Chris Louttit's essays and reviews have appeared or are scheduled to appear in Dickens Quarterly, Wilkie Collins Society Journal and Byron Journal. His main research interests are in nineteenth-century fiction and prose, with a particular focus on the work of Charles Dickens, and on representations of Victorian masculinity. He is currently teaching part-time at the University of Leicester and at De Montfort University, and is also editor of Peer English, a new annual print journal for early-career research, produced jointly by the English department at Leicester and the English Association.
Tracey S. Rosenberg recently completed her PhD at the University of Edinburgh, writing a thesis on the late-Victorian writer Mona Caird. She previously studied at the University of California, Berkeley, and Brasenose College, Oxford, and held a Fulbright scholarship in creative writing. She has published articles on Caird in Women’s Writing and Folio (a publication of the National Library of Scotland), and contributed biographical articles to several works, including The Biographical Dictionary of Scottish Women (Edinburgh University Press) and The Biographical Dictionary of Twentieth-Century Philosophers (Thoemmes Press).

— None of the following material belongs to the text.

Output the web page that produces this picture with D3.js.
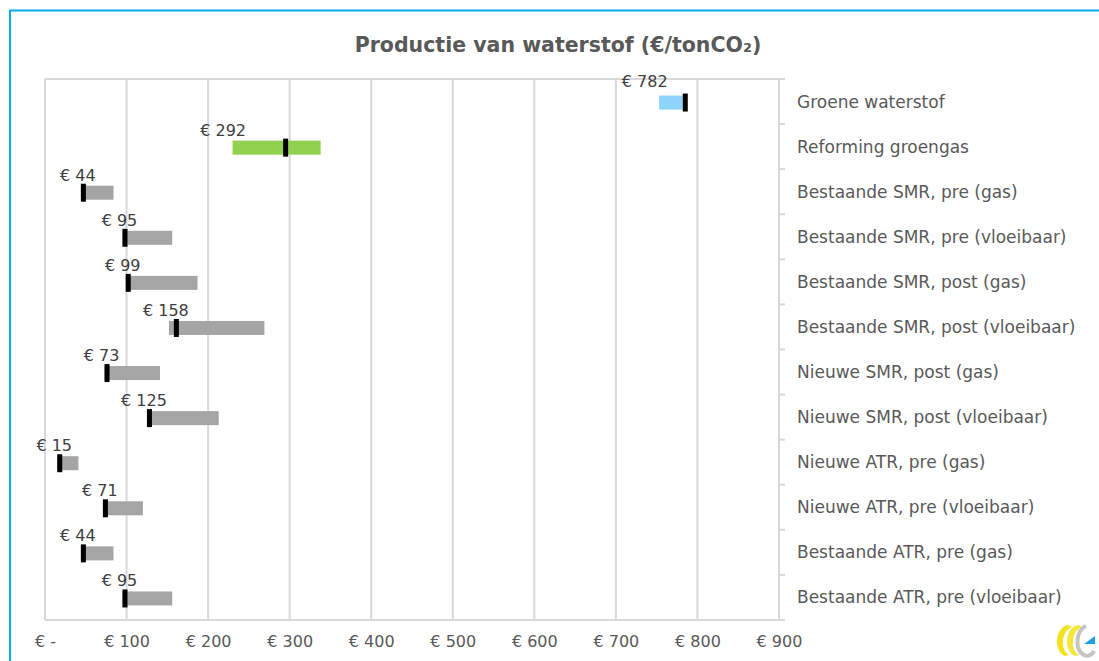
<!DOCTYPE html>
<html>
<head>
<meta charset="utf-8">
<script src="https://cdn.jsdelivr.net/npm/d3@7"></script>
<style>
  html, body { margin: 0; padding: 0; background: #fff; }
  svg { display: block; }
</style>
</head>
<body>
<svg id="chart" width="1099" height="661"></svg>
<script>
const categories = [
  "Groene waterstof",
  "Reforming groengas",
  "Bestaande SMR, pre (gas)",
  "Bestaande SMR, pre (vloeibaar)",
  "Bestaande SMR, post (gas)",
  "Bestaande SMR, post (vloeibaar)",
  "Nieuwe SMR, post (gas)",
  "Nieuwe SMR, post (vloeibaar)",
  "Nieuwe ATR, pre (gas)",
  "Nieuwe ATR, pre (vloeibaar)",
  "Bestaande ATR, pre (gas)",
  "Bestaande ATR, pre (vloeibaar)"
];
const values = [782, 292, 44, 95, 99, 158, 73, 125, 15, 71, 44, 95];
const lows   = [753, 230, 44, 95, 99, 152, 73, 125, 15, 71, 44, 95];
const highs  = [782, 338, 84, 156, 187, 269, 141, 213, 41, 120, 84, 156];
const tickValues = [0, 100, 200, 300, 400, 500, 600, 700, 800, 900];
const tickLabels = ["€ -", "€ 100", "€ 200", "€ 300", "€ 400", "€ 500", "€ 600", "€ 700", "€ 800", "€ 900"];
const title = "Productie van waterstof (€/tonCO₂)";

// styling (not data)
const barColours = { "Groene waterstof": "#8ED3F9", "Reforming groengas": "#92D050" };
const defaultBar = "#A5A5A5";
const labelNudge = {
  "Groene waterstof": { dx: -35, dy: -4 },
  "Reforming groengas": { dx: -57, dy: 0 },
  "Bestaande SMR, post (vloeibaar)": { dx: -5, dy: 0 }
};

const svg = d3.select("#chart");
const FONT = "'DejaVu Sans', Verdana, sans-serif";
const pLeft = 45, pRight = 779, pTop = 79, pBottom = 620;

// outer frame (blue)
svg.append("path")
  .attr("d", `M10,661 L10,10.5 L1099,10.5`)
  .attr("fill", "none").attr("stroke", "#00AEEF").attr("stroke-width", 2);

const x = d3.scaleLinear().domain([0, 900]).range([pLeft, pRight]);
const y = d3.scaleBand().domain(categories).range([pTop, pBottom]).padding(0);

const grid = "#D9D9D9";
// vertical gridlines
svg.append("g").selectAll("line").data(tickValues).join("line")
  .attr("x1", d => x(d)).attr("x2", d => x(d))
  .attr("y1", pTop).attr("y2", pBottom)
  .attr("stroke", grid).attr("stroke-width", 2);
// top & bottom border
svg.append("line").attr("x1", pLeft).attr("x2", pRight + 6).attr("y1", pTop).attr("y2", pTop)
  .attr("stroke", grid).attr("stroke-width", 2);
svg.append("line").attr("x1", pLeft).attr("x2", pRight + 6).attr("y1", pBottom).attr("y2", pBottom)
  .attr("stroke", grid).attr("stroke-width", 2);
// category tick marks on right axis
const bounds = categories.map(c => y(c)).concat([pBottom]);
svg.append("g").selectAll("line").data(bounds).join("line")
  .attr("x1", pRight).attr("x2", pRight + 6)
  .attr("y1", d => d).attr("y2", d => d)
  .attr("stroke", grid).attr("stroke-width", 2);

// x axis labels
const xAxis = d3.axisBottom(x).tickValues(tickValues)
  .tickFormat((d, i) => tickLabels[i]).tickSize(0).tickPadding(0);
const gx = svg.append("g").attr("transform", `translate(0,${pBottom})`).call(xAxis);
gx.select(".domain").remove();
gx.selectAll("text").attr("y", 27).attr("dy", null)
  .attr("font-family", FONT).attr("font-size", 16).attr("fill", "#595959");

// category labels (right)
svg.append("g").selectAll("text").data(categories).join("text")
  .attr("x", 797).attr("y", d => y(d) + y.bandwidth() / 2 + 6)
  .attr("font-family", FONT).attr("font-size", 17).attr("fill", "#595959")
  .text(d => d);

const rows = categories.map((c, i) => ({ c, v: values[i], lo: lows[i], hi: highs[i] }));
const bh = 14;
// range bars
svg.append("g").selectAll("rect").data(rows).join("rect")
  .attr("x", d => x(d.lo)).attr("width", d => x(d.hi) - x(d.lo))
  .attr("y", d => y(d.c) + y.bandwidth() / 2 + 1 - bh / 2).attr("height", bh)
  .attr("fill", d => barColours[d.c] || defaultBar);
// value markers
svg.append("g").selectAll("rect").data(rows).join("rect")
  .attr("x", d => x(d.v)).attr("width", 5)
  .attr("y", d => y(d.c) + y.bandwidth() / 2 + 1 - 9).attr("height", 18)
  .attr("fill", "#000");
// value labels
svg.append("g").selectAll("text").data(rows).join("text")
  .attr("x", d => x(d.v) - 3 + ((labelNudge[d.c] || {}).dx || 0))
  .attr("y", d => y(d.c) + y.bandwidth() / 2 - 11 + ((labelNudge[d.c] || {}).dy || 0))
  .attr("text-anchor", "middle")
  .attr("font-family", FONT).attr("font-size", 16).attr("fill", "#404040")
  .text(d => "€ " + d.v);

// title
svg.append("text").attr("x", 558).attr("y", 52).attr("text-anchor", "middle")
  .attr("font-family", FONT).attr("font-size", 20.5).attr("font-weight", "bold")
  .attr("fill", "#595959").text(title);

// logo (bottom right)
const logo = svg.append("g").attr("transform", "translate(1053,623)");
logo.append("path").attr("d", "M15,2 C2,4 0,28 12,33 L16,32 C7,27 8,8 19,4 Z").attr("fill", "#F2E21C");
logo.append("path").attr("d", "M25,2 C12,4 10,28 22,33 L26,32 C17,27 18,8 29,4 Z").attr("fill", "#F5E83A");
logo.append("path").attr("d", "M33,3 C23,7 21,27 31,32 C35,34 39,32 41,28").attr("fill", "none")
  .attr("stroke", "#C4C4C4").attr("stroke-width", 4);
logo.append("path").attr("d", "M31,21 L42,13 L42,21 Z").attr("fill", "#1BA1E2");
</script>
</body>
</html>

Ellen Bayuk Rosenman is a Professor of English at the University of Kentucky. Her most recent book is Unauthorized Pleasures: Accounts of Victorian Erotic Experience (Cornell 2003), and she has published on George Eliot, Elizabeth Gaskell, Charlotte Bronte, and Virginia Woolf. She is currently co-editing an essay collection on Victorian maternity with Claudia Klaver of Syracuse University and beginning a book-length project on Victorian working class literature.